You want your work to speak for itself. But in a crowded market, simply "being good" isn't always enough to make the phone ring.

This creates a constant internal tug-of-war. You know you need to sell to keep the lights on, but traditional selling feels pushy, inauthentic, and completely exhausting.

The good news? In 2026, the "hard sell" is dead. Consumers hate being sold to just as much as you hate selling.

Instead, the most successful small businesses are utilizing an "Anti-Sales" strategy. They have stopped chasing customers, and started letting their digital presence do the heavy lifting. Here is how your website can handle the awkward part of business for you.

1. Education is the New Pitch

Think about how you buy things today. If you need a new roof, you don't wait for a roofer to knock on your door. You go online and research. How much does a slate roof cost? How long does it take? What are the signs I need a replacement?

The business that answers those questions clearly and honestly is the business that wins the job.

Your website shouldn't be a digital billboard shouting "HIRE US!" It should be a library of helpful answers. By creating FAQ sections, transparent pricing guides, and helpful blog posts, you aren't selling—you are educating.

When you educate a potential customer, you build immense trust. By the time they actually contact you, they don't need to be sold to; they just need to know when you can start.

2. Show, Don't Tell

Salespeople tell you how great a product is. Craftsmen show you.

As a small business, your greatest asset is the tangible result of your hard work. A modern, beautifully designed website allows you to step back and let your portfolio do the talking.

  • Case Studies: Don't just show a finished photo.

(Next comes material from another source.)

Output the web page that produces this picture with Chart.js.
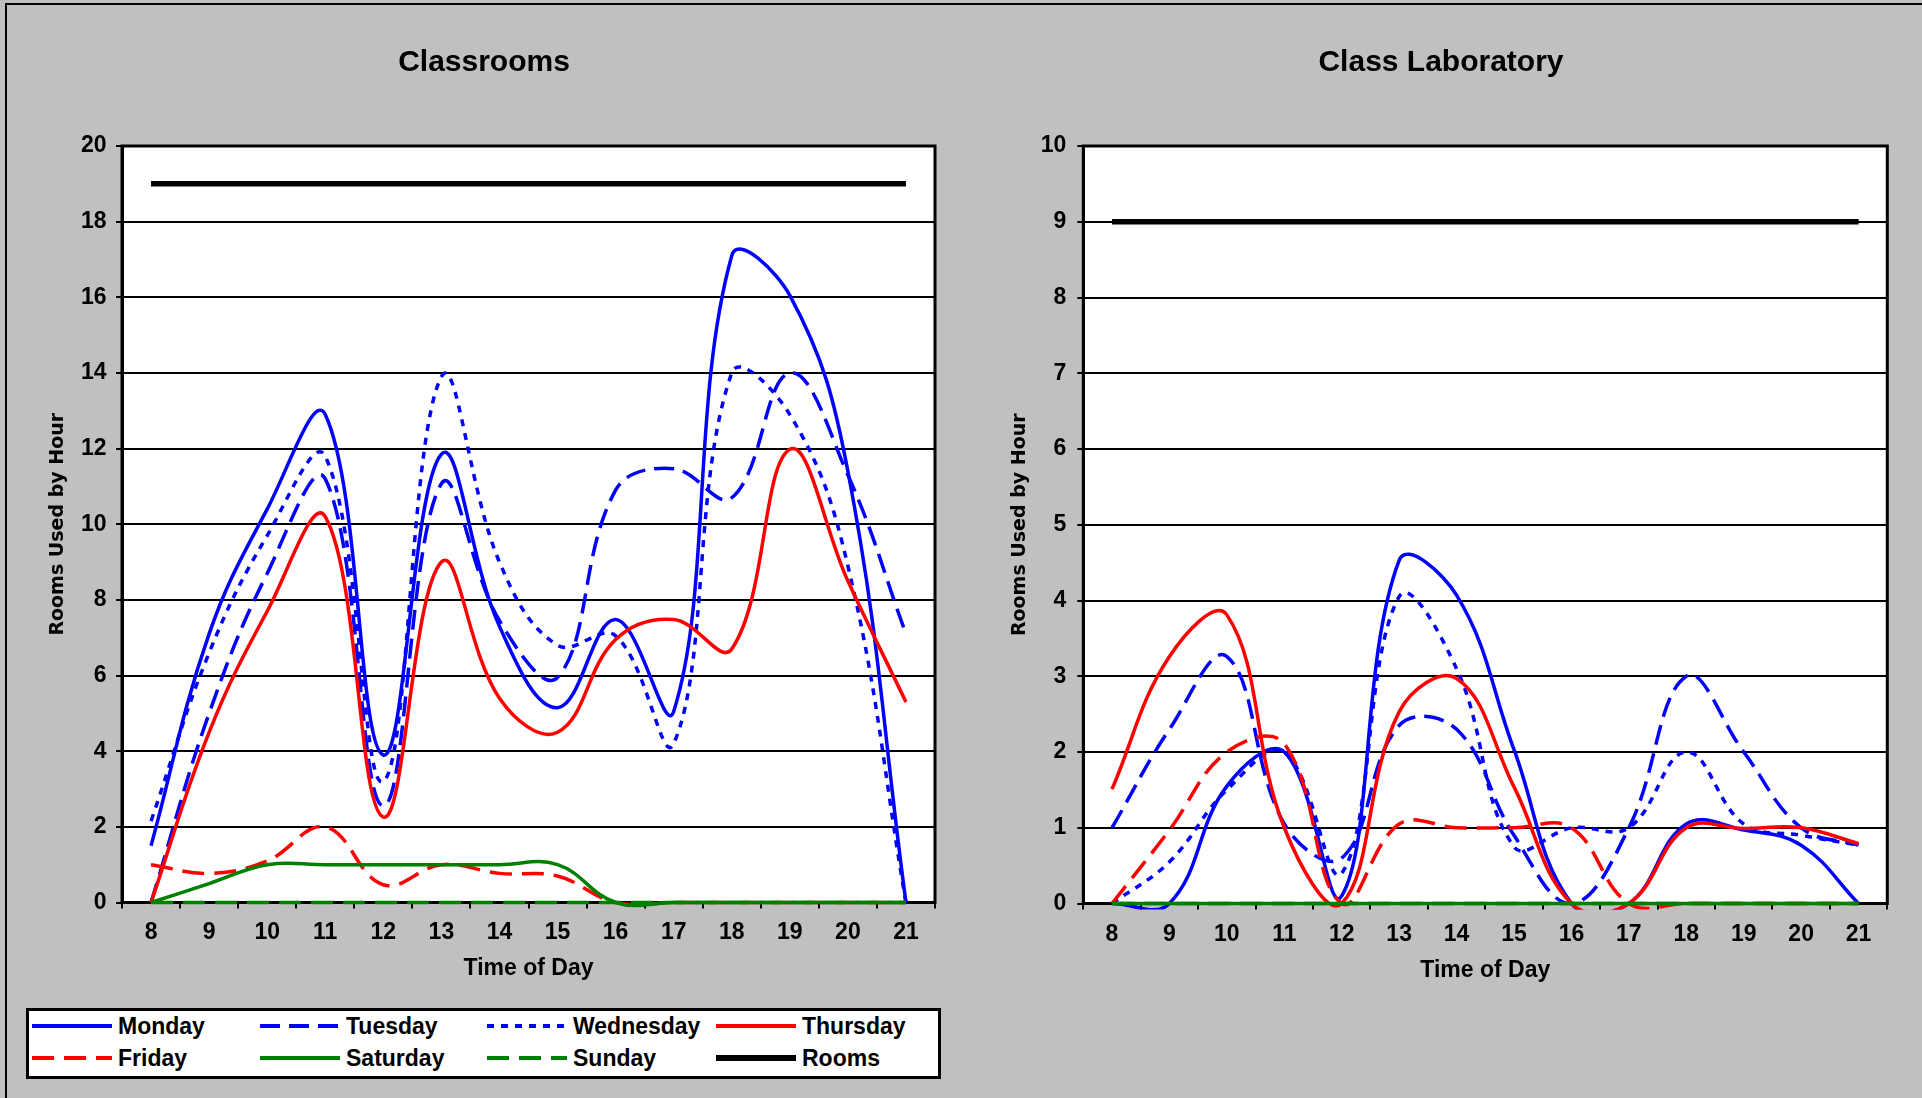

Explain the problem the client had, the solution you provided, and the final result.

  • Video Testimonials: A short clip of a genuinely thrilled customer is worth a thousand pages of sales copy.

  • Before and Afters: Let the visual transformation prove your expertise.

When your website provides undeniable proof of your competence, the need for a persuasive sales pitch vanishes entirely.

3. Removing the "Friction" of Saying Yes

Often, the hardest part of closing a sale is the awkward back-and-forth dance. When are you free? How much will it be? Can you send me a proposal? Every extra step is a chance for the customer to get cold feet, and another moment of admin for you.

A smart website removes all of this friction.

By integrating automated booking calendars, clear service packages, and digital onboarding forms, you make it incredibly easy for a customer to say "yes." They can browse your services, decide you are the right fit, and book themselves into your diary without you ever having to "close the deal."

Your Invisible Advocate

If you hate selling, stop trying to be a salesperson.

Embrace what you are: an expert in your field. Then, invest in a website that accurately reflects that expertise.

When your digital presence is clean, informative, transparent, and easy to use, it acts as an invisible advocate for your business. It works quietly in the background, answering questions, building trust, and qualifying leads.

You get to skip the awkward pitch, and go straight to doing the work you actually love.